I was excited and mostly moved by President Obama’s participation in Major League Baseball’s July 2009 All-Star game. He didn’t just throw out the first ball. He spent time with the players and the media. All of which, I am sure, was a security nightmare for the Secret Service.
President Obama is clearly a favorite of many and for a variety of reasons. I am definitely a fan. What I am most attracted to is how genuine he is and how clearly he sees what is possible, not just for the U.S.A. but for all human beings.
This does not mean how to fulfill on that possibility. He doesn’t have all the answers. Nobody does.
I have a big concern that his popularity masks the racism that still exists. It is more dangerous now than ever because it has been driven underground. Political correctness prevents many from acknowledging their true feelings. There can be an appearance that all is well. It is certainly not the case. It is not just a black-white thing. It is racism across the board, pick your color or creed or ethnic origin.
I have heard, read and felt that the basic foundation for racism is economics. Is there enough to go around so that whoever we are can survive. With what we are going through right now I expect there could be more fear of anyone that we don’t know.
A very wise man once told me that the most dangerous enemy that you can have is the one that is undeclared. The one that looks willing to play with you, but is secretly against you.
My relationship with racism is through sports or more accurately said, competitive athletics. The span of my lifetime pretty well covers the black (colored, Negro) athlete. Athletics has always been a way for some to escape their circumstances. It is truly a small number that has such great visibility.
From 12 years old (1946) when my first exposure was seeing the Harlem Globetrotters play the local town team (Porterville CA) I have been a student of the black/white relationship. Very naively in the beginning and more involved as I grew up. The Trotters were the best black players in the world. This was the trotters of Marques Haynes, “Goose” Tatum, Sweetwater Clifton and Ermer Robinson.

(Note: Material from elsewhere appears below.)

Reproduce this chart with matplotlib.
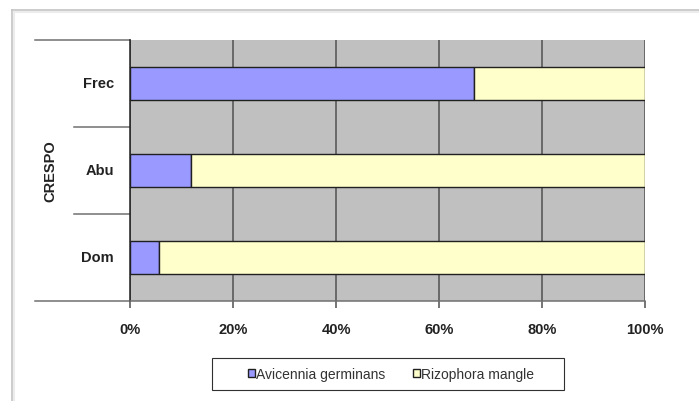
import matplotlib
matplotlib.use("Agg")
import matplotlib.pyplot as plt
from matplotlib.lines import Line2D
from matplotlib.patches import Patch, Rectangle
import matplotlib.transforms as mtransforms
import numpy as np

plt.rcParams['font.family'] = ['Liberation Sans', 'DejaVu Sans']

categories = ["Dom", "Abu", "Frec"]
avicennia = [5.7, 11.8, 66.7]
rizophora = [94.3, 88.2, 33.3]
series_names = ["Avicennia germinans", "Rizophora mangle"]
axis_title = "CRESPO"
xticks = [0, 20, 40, 60, 80, 100]
xtick_labels = ["0%", "20%", "40%", "60%", "80%", "100%"]

W, H = 699, 402
fig = plt.figure(figsize=(W / 100, H / 100), dpi=100)
fig.patch.set_facecolor("white")

# chart outer frame (top & left edges visible)
fig.add_artist(Line2D([12 / W, 1], [1 - 11 / H, 1 - 11 / H], color="#c4c4c4", lw=1.2))
fig.add_artist(Line2D([12 / W, 12 / W], [0, 1 - 11 / H], color="#c4c4c4", lw=1.2))
fig.add_artist(Line2D([14 / W, 1], [1 - 13 / H, 1 - 13 / H], color="#ececec", lw=1.5))
fig.add_artist(Line2D([14 / W, 14 / W], [0, 1 - 13 / H], color="#ececec", lw=1.5))

ax = fig.add_axes([130 / W, 1 - 302 / H, 515 / W, 261 / H])
ax.set_facecolor("#c0c0c0")

y = np.arange(len(categories))
bh = 0.39
ax.barh(y, avicennia, height=bh, color="#9999ff", edgecolor="#202020", lw=1.0,
        label=series_names[0], zorder=3)
ax.barh(y, rizophora, left=avicennia, height=bh, color="#ffffcc", edgecolor="#202020",
        lw=1.0, label=series_names[1], zorder=3)

ax.set_xlim(0, 100)
ax.set_ylim(-0.5, len(categories) - 0.5)
ax.set_xticks(xticks)
ax.set_xticklabels(xtick_labels, fontsize=10.5, fontweight="bold", color="#222222")
ax.xaxis.grid(True, color="#505050", lw=1.1, zorder=1)
ax.set_axisbelow(True)
ax.tick_params(axis="x", direction="out", length=5, width=1.1, color="#505050", pad=10)
ax.set_yticks([])

for s in ["top", "right"]:
    ax.spines[s].set_visible(False)
ax.spines["left"].set_color("#202020")
ax.spines["left"].set_linewidth(1.1)
ax.spines["bottom"].set_color("#707070")
ax.spines["bottom"].set_linewidth(1.1)

bt = mtransforms.blended_transform_factory(ax.transAxes, ax.transData)

# category labels
for yi, c in zip(y, categories):
    ax.text(-16 / 515, yi, c, transform=bt, ha="right", va="center", fontsize=10.5,
            fontweight="bold", color="#222222")

# multi-level category axis lines
for yb in [-0.5, len(categories) - 0.5]:
    ax.plot([-95 / 515, 0], [yb, yb], transform=bt, color="#707070", lw=1.1, clip_on=False)
for yb in np.arange(0.5, len(categories) - 0.5):
    ax.plot([-56 / 515, 0], [yb, yb], transform=bt, color="#707070", lw=1.1, clip_on=False)

ax.text(-80 / 515, 0.5, axis_title, transform=ax.transAxes, rotation=90, ha="center",
        va="center", fontsize=10.5, fontweight="bold", color="#222222")

handles = [Patch(facecolor="#9999ff", edgecolor="#202020", lw=1.0),
           Patch(facecolor="#ffffcc", edgecolor="#202020", lw=1.0)]
leg = fig.legend(handles, series_names, loc="center", bbox_to_anchor=(391 / W, 1 - 375 / H),
                 ncol=2, fontsize=10, frameon=False, handlelength=0.5,
                 handleheight=0.5, handletextpad=0.1, columnspacing=2.0, borderpad=0.3)
for t in leg.get_texts():
    t.set_color("#333333")
# legend box
fig.add_artist(Rectangle((212 / W, 1 - 391 / H), 352 / W, 32 / H, transform=fig.transFigure,
                         facecolor="none", edgecolor="#303030", lw=0.8))

fig.savefig("out.png", dpi=100)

I saw the mood of the crowd go from one of festivity and being entertained to dark and ugly when it was clear that the locals were no match for the Trotters. The “N” word began popping up all over the gym.
I was shocked. I was inspired by the Trotters who just kept doing their thing. I wanted to be like them as a basketball player. In fact, basketball became my favorite sport that night.
I know that at 12 years old I had no exposure to anyone of the Negro race. I was naïve in many ways. What I did know was that what happened that night was WRONG. I knew it in every cell of my body. It made me sick to my stomach.
I made it a lifetime pursuit to learn about the Negro culture from that day forward. I learned from Jackie Robinson, the Edison High (Fresno, CA) basketball team, Len Tucker and Wally and Robin Pounds. I learned from Len Brown, Leroy Mims, Odell Johnson, the great Bill Russell, K.C. Jones and Wilma Rudolph.
I know that many of these people you’ve never heard of before. There are many, many more. There are all the black players who played for me. My roomie Govnor Vaughn at Oakland in the American Basketball League. We were the first black-white roommates in professional sports (1963). I didn’t see that it was a big deal at the time. Gov was my favorite guy on the team. He had me see that it was a big deal with the black players in the league. Remember, Brian Piccolo and Gale Sayers weren’t roommates until 1967 and a whole lot of people thought that was a big deal.
In all of those experiences, too many to recount here, I learned one thing. Every single black, brown, white and any other colors you want to throw in woke up this morning wanting their lives to work, to live with dignity and be treated with respect. I guess that’s three things.
What I want you to think about in closing is this; has the success of a few covered up the problems of inequality, poverty and the daily activities in the “neighborhood?” Sports, painfully and slowly in the beginning opened many doors. Maybe the doors aren’t open wide enough and too few are able to pass through?